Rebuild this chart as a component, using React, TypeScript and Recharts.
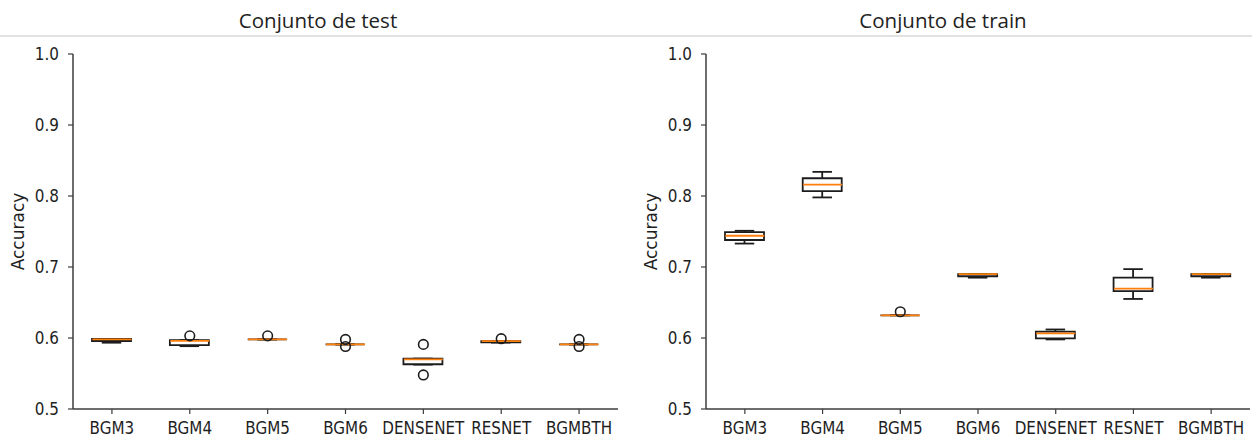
import { Bar, ComposedChart, Scatter, XAxis, YAxis } from 'recharts';

// Two matplotlib-style box plots (test / train accuracy per model).
// Boxes and whiskers are overlapping range bars, medians and fliers are scatters.

const CATEGORIES = ['BGM3', 'BGM4', 'BGM5', 'BGM6', 'DENSENET', 'RESNET', 'BGMBTH'];
const Y_TICKS = [0.5, 0.6, 0.7, 0.8, 0.9, 1.0];

// test set
const TEST_LOW = [0.5934, 0.5885, 0.598, 0.591, 0.5625, 0.5935, 0.591];
const TEST_Q1 = [0.5958, 0.5900, 0.598, 0.591, 0.5630, 0.5940, 0.591];
const TEST_MED = [0.5980, 0.5960, 0.598, 0.591, 0.5700, 0.5955, 0.591];
const TEST_Q3 = [0.5986, 0.5970, 0.598, 0.591, 0.5710, 0.5955, 0.591];
const TEST_HIGH = [0.5986, 0.5970, 0.598, 0.591, 0.5710, 0.5955, 0.591];
const TEST_OUT_A = [null, 0.603, 0.603, 0.598, 0.591, 0.599, 0.598];
const TEST_OUT_B = [null, null, null, 0.588, 0.548, null, 0.588];

// train set
const TRAIN_LOW = [0.733, 0.798, 0.632, 0.685, 0.598, 0.655, 0.685];
const TRAIN_Q1 = [0.738, 0.807, 0.632, 0.687, 0.5995, 0.666, 0.687];
const TRAIN_MED = [0.744, 0.816, 0.632, 0.690, 0.6065, 0.6695, 0.690];
const TRAIN_Q3 = [0.749, 0.825, 0.632, 0.690, 0.609, 0.685, 0.690];
const TRAIN_HIGH = [0.751, 0.834, 0.632, 0.690, 0.612, 0.697, 0.690];
const TRAIN_OUT_A = [null, null, 0.637, null, null, null, null];
const TRAIN_OUT_B = [null, null, null, null, null, null, null];

const INK = '#1c1c1c';
const AXIS = '#3c3c3c';
const TEXT = '#1e1e1e';
const ORANGE = '#ff7f0e';
const BOX_W = 39;
const FONT = '"DejaVu Sans", sans-serif';

const build = (
  low: number[],
  q1: number[],
  med: number[],
  q3: number[],
  high: number[],
  outA: (number | null)[],
  outB: (number | null)[],
) =>
  CATEGORIES.map((name, i) => ({
    name,
    whisker: [low[i], high[i]],
    box: [q1[i], q3[i]],
    med: med[i],
    outA: outA[i],
    outB: outB[i],
  }));

const testData = build(TEST_LOW, TEST_Q1, TEST_MED, TEST_Q3, TEST_HIGH, TEST_OUT_A, TEST_OUT_B);
const trainData = build(TRAIN_LOW, TRAIN_Q1, TRAIN_MED, TRAIN_Q3, TRAIN_HIGH, TRAIN_OUT_A, TRAIN_OUT_B);

const WhiskerShape = (p: any) => {
  const cx = p.x + p.width / 2;
  const cap = p.width / 4;
  const top = p.y;
  const bot = p.y + p.height;
  return (
    <g stroke={INK} strokeWidth={1.8} fill="none">
      <line x1={cx} x2={cx} y1={top} y2={bot} />
      <line x1={cx - cap} x2={cx + cap} y1={top} y2={top} />
      <line x1={cx - cap} x2={cx + cap} y1={bot} y2={bot} />
    </g>
  );
};

const BoxShape = (p: any) => (
  <path
    d={`M${p.x},${p.y}h${p.width}v${p.height}h${-p.width}Z`}
    fill="#fff"
    stroke={INK}
    strokeWidth={1.8}
  />
);

const MedianShape = (p: any) => (
  <line x1={p.cx - BOX_W / 2} x2={p.cx + BOX_W / 2} y1={p.cy} y2={p.cy} stroke={ORANGE} strokeWidth={1.8} />
);

const flier = (key: string) => (p: any) => {
  if (p.payload?.[key] == null) return <g />;
  return <circle cx={p.cx} cy={p.cy} r={4.8} fill="none" stroke={INK} strokeWidth={1.6} />;
};

const YTick = (p: any) => (
  <g transform={`translate(${p.x},${p.y}) scale(0.95,1.12)`}>
    <text textAnchor="end" dy={5.5} fontSize={16} fontFamily={FONT} fill={TEXT}>
      {Number(p.payload.value).toFixed(1)}
    </text>
  </g>
);

const XTick = (p: any) => (
  <g transform={`translate(${p.x},${p.y}) scale(0.92,1.12)`}>
    <text textAnchor="middle" dy={15.3} fontSize={16.5} fontFamily={FONT} fill={TEXT}>
      {p.payload.value}
    </text>
  </g>
);

const yLabel = ({ viewBox }: any) => (
  <text
    transform={`translate(${viewBox.x - 5},${viewBox.y + viewBox.height / 2}) rotate(-90)`}
    textAnchor="middle"
    dominantBaseline="central"
    fontSize={17}
    fontFamily={FONT}
    fill={TEXT}
  >
    Accuracy
  </text>
);

function BoxPlot({ data, left, right }: { data: any[]; left: number; right: number }) {
  return (
    <ComposedChart
      width={626}
      height={438}
      data={data}
      barGap={-BOX_W}
      margin={{ top: 54, right, bottom: 4, left }}
    >
      <XAxis
        dataKey="name"
        tick={<XTick />}
        tickSize={5}
        tickMargin={3}
        height={25}
        interval={0}
        axisLine={{ stroke: AXIS, strokeWidth: 1.5 }}
        tickLine={{ stroke: AXIS, strokeWidth: 1.2 }}
      />
      <XAxis xAxisId="top" dataKey="name" orientation="top" height={0} tick={false} tickLine={false} axisLine={{ stroke: AXIS, strokeWidth: 1.5 }} />
      <YAxis
        type="number"
        domain={[0.5, 1]}
        ticks={Y_TICKS}
        tick={<YTick />}
        tickSize={5}
        tickMargin={9}
        width={50}
        axisLine={{ stroke: AXIS, strokeWidth: 1.5 }}
        tickLine={{ stroke: AXIS, strokeWidth: 1.2 }}
        label={{ content: yLabel }}
      />
      <YAxis yAxisId="right" orientation="right" type="number" domain={[0.5, 1]} width={0} tick={false} tickLine={false} axisLine={{ stroke: AXIS, strokeWidth: 1.5 }} />
      <Bar dataKey="whisker" barSize={BOX_W} shape={WhiskerShape} isAnimationActive={false} />
      <Bar dataKey="box" barSize={BOX_W} shape={BoxShape} isAnimationActive={false} />
      <Scatter dataKey="med" shape={MedianShape} isAnimationActive={false} />
      <Scatter dataKey="outA" shape={flier('outA')} isAnimationActive={false} />
      <Scatter dataKey="outB" shape={flier('outB')} isAnimationActive={false} />
    </ComposedChart>
  );
}

const titleStyle = {
  position: 'absolute' as const,
  top: 7,
  height: 26,
  lineHeight: '26px',
  textAlign: 'center' as const,
  fontFamily: '"Open Sans", sans-serif',
  fontSize: 20.5,
  color: '#222',
};

export default function App() {
  return (
    <div style={{ position: 'fixed', left: 0, top: 0, width: 1252, height: 438, background: '#fff', overflow: 'hidden' }}>
      <div style={{ ...titleStyle, left: 0, width: 636 }}>Conjunto de test</div>
      <div style={{ ...titleStyle, left: 636, width: 614 }}>Conjunto de train</div>
      <div style={{ position: 'absolute', left: 0, top: 35, width: 1252, height: 2, background: '#e2e2e2' }} />
      <div style={{ position: 'absolute', left: 0, top: 0 }}>
        <BoxPlot data={testData} left={23} right={8} />
      </div>
      <div style={{ position: 'absolute', left: 626, top: 0 }}>
        <BoxPlot data={trainData} left={30} right={2} />
      </div>
    </div>
  );
}
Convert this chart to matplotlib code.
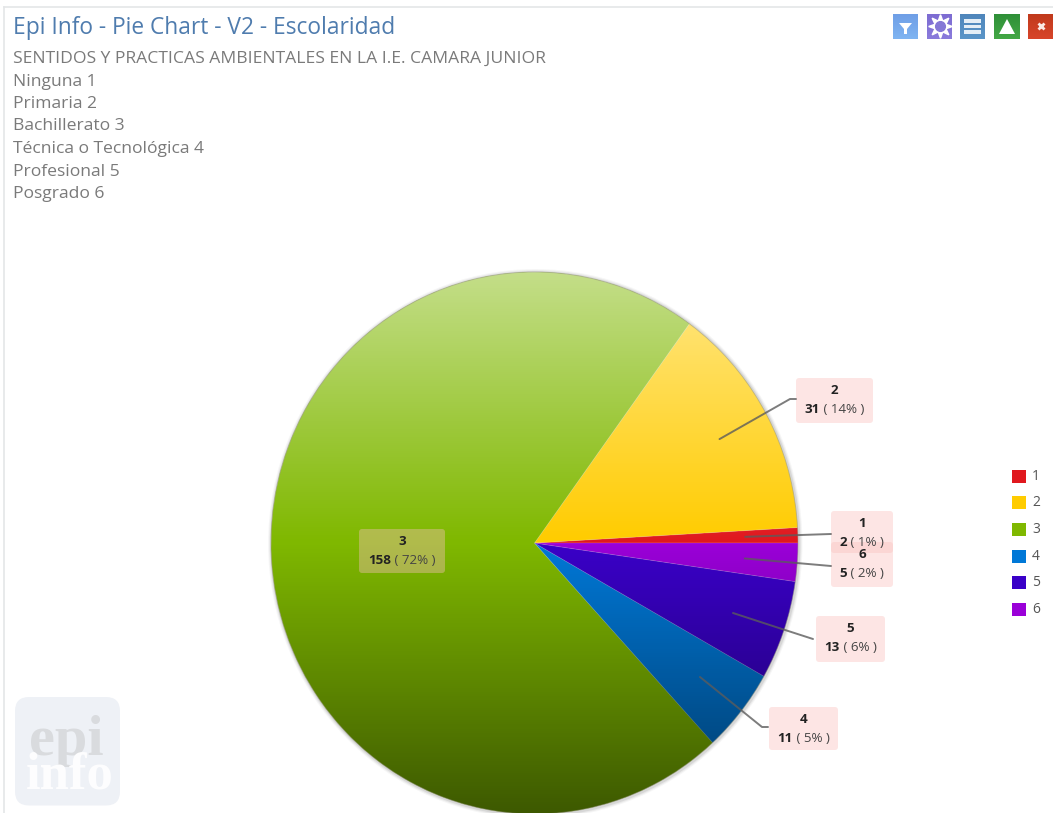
import numpy as np
import matplotlib
matplotlib.use("Agg")
import matplotlib.pyplot as plt
from matplotlib.patches import Rectangle, FancyBboxPatch, Polygon, Circle

plt.rcParams['font.family'] = ['Open Sans', 'DejaVu Sans']

# Datos del grafico
categorias = ["1", "2", "3", "4", "5", "6"]
valores = [2, 31, 158, 11, 13, 5]
porcentajes = ["1%", "14%", "72%", "5%", "6%", "2%"]
colores = ["#e0181e", "#ffcc00", "#7fb800", "#0078d7", "#3a00c8", "#9a00d8"]

titulo = "Epi Info - Pie Chart - V2 - Escolaridad"
lineas_sub = ["SENTIDOS Y PRACTICAS AMBIENTALES EN LA I.E. CAMARA JUNIOR",
              "Ninguna 1", "Primaria 2", "Bachillerato 3",
              "Técnica o Tecnológica 4", "Profesional 5", "Posgrado 6"]

W, H = 1053, 813
CX, CY, RX, RY = 534.5, 543, 263.5, 271

fig = plt.figure(figsize=(W / 100, H / 100), dpi=100, facecolor="white")

# Ejes de la torta: radio 1 en datos, elipse en pixeles
ax = fig.add_axes([0, 0, 1, 1])
wedges, _ = ax.pie(valores, colors=colores, startangle=0, counterclock=True, radius=1,
                   wedgeprops=dict(edgecolor=(1, 1, 1, 0.12), linewidth=0.7, zorder=3))
ax.set_aspect("auto")

# Sombra alrededor de la torta
for k, a in zip([0.014, 0.010, 0.006], [0.05, 0.08, 0.12]):
    ax.add_patch(Circle((0.003, -0.003), 1 + k, color="#555555", alpha=a, lw=0, zorder=1))

# Degradado vertical encima de los colores
yy = np.linspace(1, -1, 400)
rgba = np.zeros((400, 4))
rgba[yy > 0, :3] = 1
rgba[yy > 0, 3] = 0.54 * yy[yy > 0]
rgba[yy <= 0, 3] = 0.52 * -yy[yy <= 0]
im = ax.imshow(rgba[:, None, :], extent=(-1, 1, -1, 1), aspect="auto", zorder=4, interpolation="bilinear")
borde = Circle((0, 0), 1, transform=ax.transData, fill=False, ec="#8a8a70", lw=0.7, alpha=0.45, zorder=5)
ax.add_patch(borde)
im.set_clip_path(Circle((0, 0), 1, transform=ax.transData))
ax.set_xlim((0 - CX) / RX, (W - CX) / RX)
ax.set_ylim((CY - H) / RY, CY / RY)
ax.axis("off")

# Ejes en pixeles para textos, cajas e iconos
ov = fig.add_axes([0, 0, 1, 1], facecolor="none")
ov.set_xlim(0, W)
ov.set_ylim(H, 0)
ov.axis("off")

# Marco
ov.plot([3.5, W], [7.5, 7.5], color="#e4e6e8", lw=1.2)
ov.plot([3.5, 3.5], [7.5, H], color="#e4e6e8", lw=1.2)

ov.text(13, 27.5, titulo, fontsize=16.4, color="#4f7cae", va="center", ha="left")
for i, linea in enumerate(lineas_sub):
    ov.text(13, 63 + i * 22.5, linea, fontsize=12.6, color="#7a7a7a", va="baseline", ha="left")

# Logo
ov.add_patch(FancyBboxPatch((15, 697), 105, 108.5, boxstyle="round,pad=0,rounding_size=14", lw=0, fc="#eef1f6"))
ov.text(66, 755, "epi", family="Liberation Serif", fontsize=42, fontweight="bold", color="#d9dbde",
        ha="center", va="baseline")
ov.text(70, 788, "info", family="Liberation Serif", fontsize=38, fontweight="bold", color="#fdfdfe",
        ha="center", va="baseline")

# Cajas de etiquetas (izq, arriba, der, abajo)
cajas = [(831, 511, 893, 553), (796, 378, 873, 423), (359, 529, 445, 573),
         (769, 707, 838, 750), (816, 616, 885, 662), (831, 542, 893, 587)]
guias = [[(831, 534)], [(790, 399), (796, 399)], None,
         [(762, 727), (768, 727)], [(782, 629), (813, 639)], [(831, 566)]]
orden = [3, 1, 4, 0, 5, 2]


def a_pixel(r, ang):
    t = np.deg2rad(ang)
    return CX + RX * r * np.cos(t), CY - RY * r * np.sin(t)


rend = fig.canvas.get_renderer()
fs = 9.6
for i in orden:
    x0, y0, x1, y1 = cajas[i]
    w = wedges[i]
    if guias[i] is not None:
        ang = (w.theta1 + w.theta2) / 2
        ini = a_pixel(0.8, ang)
        if i == 3:
            ini = (700, 677)
        if i == 4:
            ini = (733, 613)
        pts = [ini] + guias[i]
        ov.plot([p[0] for p in pts], [p[1] for p in pts], color="#5c5c5c", lw=1.4, alpha=0.8, solid_capstyle="round")
    ov.add_patch(FancyBboxPatch((x0 + 3, y0 + 3), x1 - x0 - 6, y1 - y0 - 6,
                                boxstyle="round,pad=3,rounding_size=3", lw=0, fc="#fac0bc", alpha=0.4))
    xm = (x0 + x1) / 2
    ov.text(xm, y0 + 12, categorias[i], fontsize=fs, fontweight="bold", color="#222222", ha="center", va="center")
    t1 = ov.text(0, y0 + 31.5, str(valores[i]), fontsize=fs, fontweight="bold", color="#222222", ha="left", va="center")
    t2 = ov.text(0, y0 + 31.5, " ( %s )" % porcentajes[i], fontsize=fs, color="#444444", ha="left", va="center")
    a1 = t1.get_window_extent(rend).width
    a2 = t2.get_window_extent(rend).width
    t1.set_x(xm - (a1 + a2) / 2)
    t2.set_x(xm - (a1 + a2) / 2 + a1)

# Leyenda
for i, cat in enumerate(categorias):
    yc = 476 + i * 26.7
    ov.add_patch(Rectangle((1012, yc - 6.5), 14, 13, fc=colores[i], lw=0))
    ov.text(1032, yc, cat, fontsize=10, color="#555555", va="center", ha="left")


# Iconos de la barra
def icono(x0, x1, arriba, abajo):
    g = np.linspace(0, 1, 30)[:, None, None]
    c0 = np.array(matplotlib.colors.to_rgb(arriba))
    c1 = np.array(matplotlib.colors.to_rgb(abajo))
    ov.imshow(c0 * (1 - g) + c1 * g, extent=(x0, x1, 39, 14), aspect="auto", zorder=2)


icono(893, 918, "#6f9fe6", "#7fb4f2")
ov.add_patch(Polygon([(899, 23), (912, 23), (907, 29), (907, 34), (904, 34), (904, 29)], fc="white", lw=0, zorder=3))
icono(927, 952, "#7d6cd2", "#8a7bdc")
ov.plot([939.5], [26.5], marker=(8, 1, 0), ms=17, color="white", zorder=3)
ov.plot([939.5], [26.5], marker="o", ms=7, color="#8578d6", zorder=4)
icono(960, 985, "#4f86bb", "#5a95c8")
for yb in [21, 26.5, 32]:
    ov.add_patch(Rectangle((964, yb - 1.7), 17, 3.4, fc="#e4eef6", lw=0, zorder=3))
icono(994, 1020, "#2f8f38", "#43a845")
ov.add_patch(Polygon([(1007, 19), (1015, 34), (999, 34)], fc="white", lw=0, zorder=3))
icono(1028, W, "#c03a1c", "#d8452a")
ov.plot([1040.5], [26.5], marker="x", ms=5, mew=2, color="#fbe9e4", zorder=3)

ov.set_xlim(0, W)
ov.set_ylim(H, 0)

plt.savefig("out.png", dpi=100)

Aim
Give back, unchanged, each line from the one containing "Convert this chart to matplotlib code." through the one containing "plt.rcParams['font.family'] = ['Open". Pictures are to be left out.

Exercise result
Convert this chart to matplotlib code.
import numpy as np
import matplotlib
matplotlib.use("Agg")
import matplotlib.pyplot as plt
from matplotlib.patches import Rectangle, FancyBboxPatch, Polygon, Circle

plt.rcParams['font.family'] = ['Open Sans', 'DejaVu Sans']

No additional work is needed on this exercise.